Thierry Grange founded Grenoble Ecole de Management in 1984 and has grown it into one of France's top ten business schools. Here he explains why the opportunities for business grads have never been better, and why he favors b-schools "in the middle of nowhere".
It seems like every week there are new business degrees on offer. Do we really need this many business graduates?
Well, companies have to find new profit centres, so they will always need new expertise for new kinds of jobs.
The jobs we are doing now would have been difficult to imagine 15 years ago. As long as business schools are led by what’s happening in the real world, their graduates will be needed.
What we don’t need are exotic new degrees created by business schools just trying to be different from the competitor across the street.
How will this recession change business?
In one way nothing will change: there will be another recession in 2015. Recessions happen every seven years or so. We had a crisis in 1993, in 2001, and in 2008.
The crisis will show people the difference between the real economy; industry and manufacturing; and the virtual economy; banking, speculation and financial operations that have nothing to do with the real world.
People are aware that there are two worlds. It wasn’t that easy to teach before.
Banks can make much more money in the virtual economy than in the real economy.
Students have to make a choice about whether they go for the real economy or the virtual economy.
As the world’s population grows from six billion to nine billion and resources start to run out, the real world will become more dominant. But not yet, it’s too early. So in business schools we have to prepare students for both worlds.
Is the worst time for students to graduate, isn’t it?
Absolutely not. There are more jobs available today than a good business school can cope with.
In the 1960s it was very difficult for a young person to get a job without family connections. When I graduated in engineering at the end of the 1960s nobody could imagine that there would be an IT revolution. People told me I had no chance in programming.
About 10 per cent of Grenoble graduates take up opportunities in emerging markets. Two students have big retailing chains: one in Hungary, one in the Czech Republic, growing at double digits.
Even if you’re only making €25,000 a year in an emerging country, your purchasing power could be that of someone earning €50,000 in France.
The real problem is for blue collar workers in the West. There are fewer and fewer jobs that afford them an acceptable standard of living.
Who’s more unethical? An MBA who makes millions selling mortgage-backed securities or an accounting professor who neglects to teach the systemic risks associated with off-balance-sheet liabilities?

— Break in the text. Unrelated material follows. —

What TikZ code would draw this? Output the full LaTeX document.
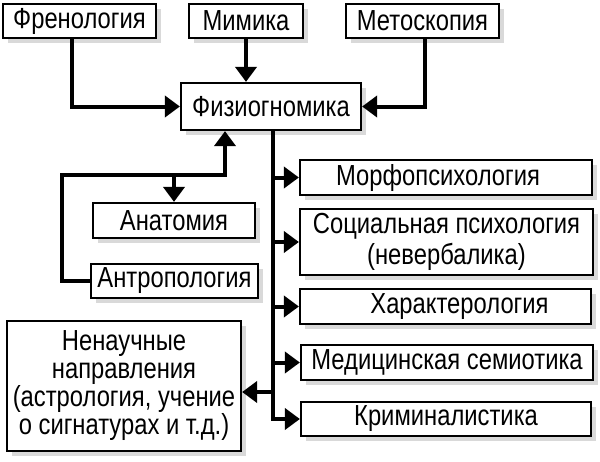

Neither. The guy making a lot of money selling mortgage securities is a good guy because we have told this student that he will have no retirement plan.
Nowadays the only money you have is what you make during your working life. If you can make money right now, you do it.
The boss of Societe Generale, a bank which lost €5 billion, retired with a pension of €1 million a year. So can a professor of accounting tell his students: I think this man is a very bad man and I invite you to be poor?
Both the professor and the trader exist in a world where greed is good.
What is the biggest challenge for you right now?
The first is institutional: to survive against competition from emerging countries.
The second is to train managers for the economy of the next 20 years. It’s difficult, because we don’t know exactly what that will be.
Third, to teach the right values. Accounting, marketing and finance you can learn on the internet. But ethics is a matter of behavior, not of knowledge.
That said, Harvard graduates have been involved in business scandals in the US despite having learned ethics… we need to define what our core values are and that’s not easy.
What’s the most exciting development in business education right now?
The most exciting thing is the globalization of our activity. It’s a great chance for European schools, which are between the US and Asia geographically and philosophically.
China alone is much more diverse than Europe. Harbin, Manchuria, Guangzhou, and Xian: all these places are very different.
There’s more competition today but also a lot more opportunity.
When you were 12 years old what did you want to be?
I wanted to be an engineer producing racing cars.
Which business person do you most admire?
I admire people who create value by developing new products and services, especially in manufacturing as Grenoble is in a manufacturing region.
I admire Ferdinand Piech (automobile engineer, Porsche heir and former chairman of the Volkswagen Group), who grew Volkswagen into a world-beating company with Audi, Lamborghini and so many other products.
He has also married four times, each wife more beautiful than the last.
I also admire entrepreneurs who succeeded in innovative sectors like biotechnology and nanotechnology: I admire the guy in a small lab in Bristol or Cambridge.
I don't think much of Jack Welch. Electrical engineering is a monopolistic industry – there are only four or five big operators. So what? He didn’t take up a big challenge.
Tell us something your students don’t know about you
They know that on weekends i’m out with other bikers and we all wear black leather. What they don’t know is that I play in a swing band in a jazz venue in Grenoble. We’re called Five For Fun and we’re all over the age of 50. I play the washboard.
On rare occasions a student will recognize me and say “Oh! Are you really the Dean?”
Tell us what’s great about Grenoble Ecole De Management in one sentence
It’s a school that’s shows every day that a small school in the middle of nowhere can become visible global school.
[Second sentence] If Grenoble can make it, Kazakhstan can make it! Yorkshire can make it! Newcastle upon Tyne can make it!